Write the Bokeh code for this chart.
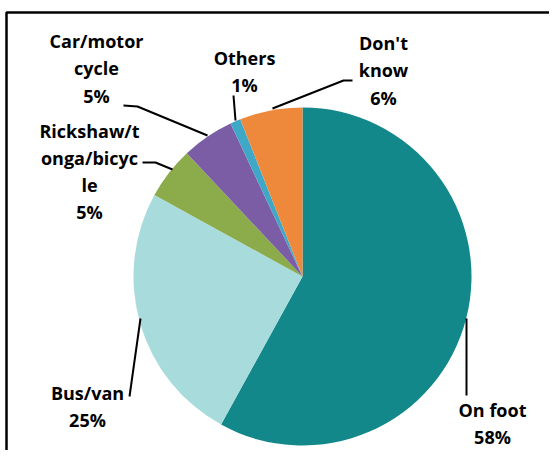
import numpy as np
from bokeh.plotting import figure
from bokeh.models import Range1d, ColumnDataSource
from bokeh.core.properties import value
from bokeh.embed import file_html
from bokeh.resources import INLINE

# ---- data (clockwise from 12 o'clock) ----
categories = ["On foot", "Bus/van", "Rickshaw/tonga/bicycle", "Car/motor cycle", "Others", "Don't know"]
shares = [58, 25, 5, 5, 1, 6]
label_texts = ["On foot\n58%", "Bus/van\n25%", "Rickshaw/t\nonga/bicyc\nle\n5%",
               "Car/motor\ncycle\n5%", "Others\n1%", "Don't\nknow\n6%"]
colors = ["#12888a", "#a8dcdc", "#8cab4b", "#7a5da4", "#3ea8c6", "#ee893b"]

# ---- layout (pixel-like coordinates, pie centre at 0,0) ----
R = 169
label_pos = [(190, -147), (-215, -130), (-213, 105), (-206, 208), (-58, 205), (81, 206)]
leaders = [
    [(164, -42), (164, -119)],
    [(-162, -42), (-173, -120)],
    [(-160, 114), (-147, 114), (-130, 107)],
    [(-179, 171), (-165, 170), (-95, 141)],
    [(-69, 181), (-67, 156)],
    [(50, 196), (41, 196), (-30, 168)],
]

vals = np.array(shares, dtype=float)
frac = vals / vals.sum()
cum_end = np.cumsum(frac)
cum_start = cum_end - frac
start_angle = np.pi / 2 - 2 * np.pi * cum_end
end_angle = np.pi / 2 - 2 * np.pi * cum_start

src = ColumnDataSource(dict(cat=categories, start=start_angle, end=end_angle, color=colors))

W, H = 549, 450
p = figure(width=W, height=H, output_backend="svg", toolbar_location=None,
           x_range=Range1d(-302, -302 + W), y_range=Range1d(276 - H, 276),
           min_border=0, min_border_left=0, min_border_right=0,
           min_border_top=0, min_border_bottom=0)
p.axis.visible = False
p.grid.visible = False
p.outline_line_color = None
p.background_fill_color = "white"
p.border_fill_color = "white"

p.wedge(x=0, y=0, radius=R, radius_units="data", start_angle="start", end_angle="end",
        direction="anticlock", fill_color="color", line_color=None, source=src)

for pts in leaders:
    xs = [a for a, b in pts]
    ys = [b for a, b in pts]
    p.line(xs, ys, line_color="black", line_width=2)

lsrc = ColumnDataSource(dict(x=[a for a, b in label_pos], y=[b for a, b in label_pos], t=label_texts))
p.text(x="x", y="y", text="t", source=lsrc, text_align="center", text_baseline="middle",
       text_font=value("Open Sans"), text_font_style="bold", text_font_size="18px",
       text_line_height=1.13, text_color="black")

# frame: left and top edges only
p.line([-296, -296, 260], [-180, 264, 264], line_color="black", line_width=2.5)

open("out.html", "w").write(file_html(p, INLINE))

++++++

• Task details: Leave the pictures out, and print every line of the listing exactly as written.

• Exercise response:
Write the Bokeh code for this chart.
import numpy as np
from bokeh.plotting import figure
from bokeh.models import Range1d, ColumnDataSource
from bokeh.core.properties import value
from bokeh.embed import file_html
from bokeh.resources import INLINE

# ---- data (clockwise from 12 o'clock) ----
categories = ["On foot", "Bus/van", "Rickshaw/tonga/bicycle", "Car/motor cycle", "Others", "Don't know"]
shares = [58, 25, 5, 5, 1, 6]
label_texts = ["On foot\n58%", "Bus/van\n25%", "Rickshaw/t\nonga/bicyc\nle\n5%",
               "Car/motor\ncycle\n5%", "Others\n1%", "Don't\nknow\n6%"]
colors = ["#12888a", "#a8dcdc", "#8cab4b", "#7a5da4", "#3ea8c6", "#ee893b"]

# ---- layout (pixel-like coordinates, pie centre at 0,0) ----
R = 169
label_pos = [(190, -147), (-215, -130), (-213, 105), (-206, 208), (-58, 205), (81, 206)]
leaders = [
    [(164, -42), (164, -119)],
    [(-162, -42), (-173, -120)],
    [(-160, 114), (-147, 114), (-130, 107)],
    [(-179, 171), (-165, 170), (-95, 141)],
    [(-69, 181), (-67, 156)],
    [(50, 196), (41, 196), (-30, 168)],
]

vals = np.array(shares, dtype=float)
frac = vals / vals.sum()
cum_end = np.cumsum(frac)
cum_start = cum_end - frac
start_angle = np.pi / 2 - 2 * np.pi * cum_end
end_angle = np.pi / 2 - 2 * np.pi * cum_start

src = ColumnDataSource(dict(cat=categories, start=start_angle, end=end_angle, color=colors))

W, H = 549, 450
p = figure(width=W, height=H, output_backend="svg", toolbar_location=None,
           x_range=Range1d(-302, -302 + W), y_range=Range1d(276 - H, 276),
           min_border=0, min_border_left=0, min_border_right=0,
           min_border_top=0, min_border_bottom=0)
p.axis.visible = False
p.grid.visible = False
p.outline_line_color = None
p.background_fill_color = "white"
p.border_fill_color = "white"

p.wedge(x=0, y=0, radius=R, radius_units="data", start_angle="start", end_angle="end",
        direction="anticlock", fill_color="color", line_color=None, source=src)

for pts in leaders:
    xs = [a for a, b in pts]
    ys = [b for a, b in pts]
    p.line(xs, ys, line_color="black", line_width=2)

lsrc = ColumnDataSource(dict(x=[a for a, b in label_pos], y=[b for a, b in label_pos], t=label_texts))
p.text(x="x", y="y", text="t", source=lsrc, text_align="center", text_baseline="middle",
       text_font=value("Open Sans"), text_font_style="bold", text_font_size="18px",
       text_line_height=1.13, text_color="black")

# frame: left and top edges only
p.line([-296, -296, 260], [-180, 264, 264], line_color="black", line_width=2.5)

open("out.html", "w").write(file_html(p, INLINE))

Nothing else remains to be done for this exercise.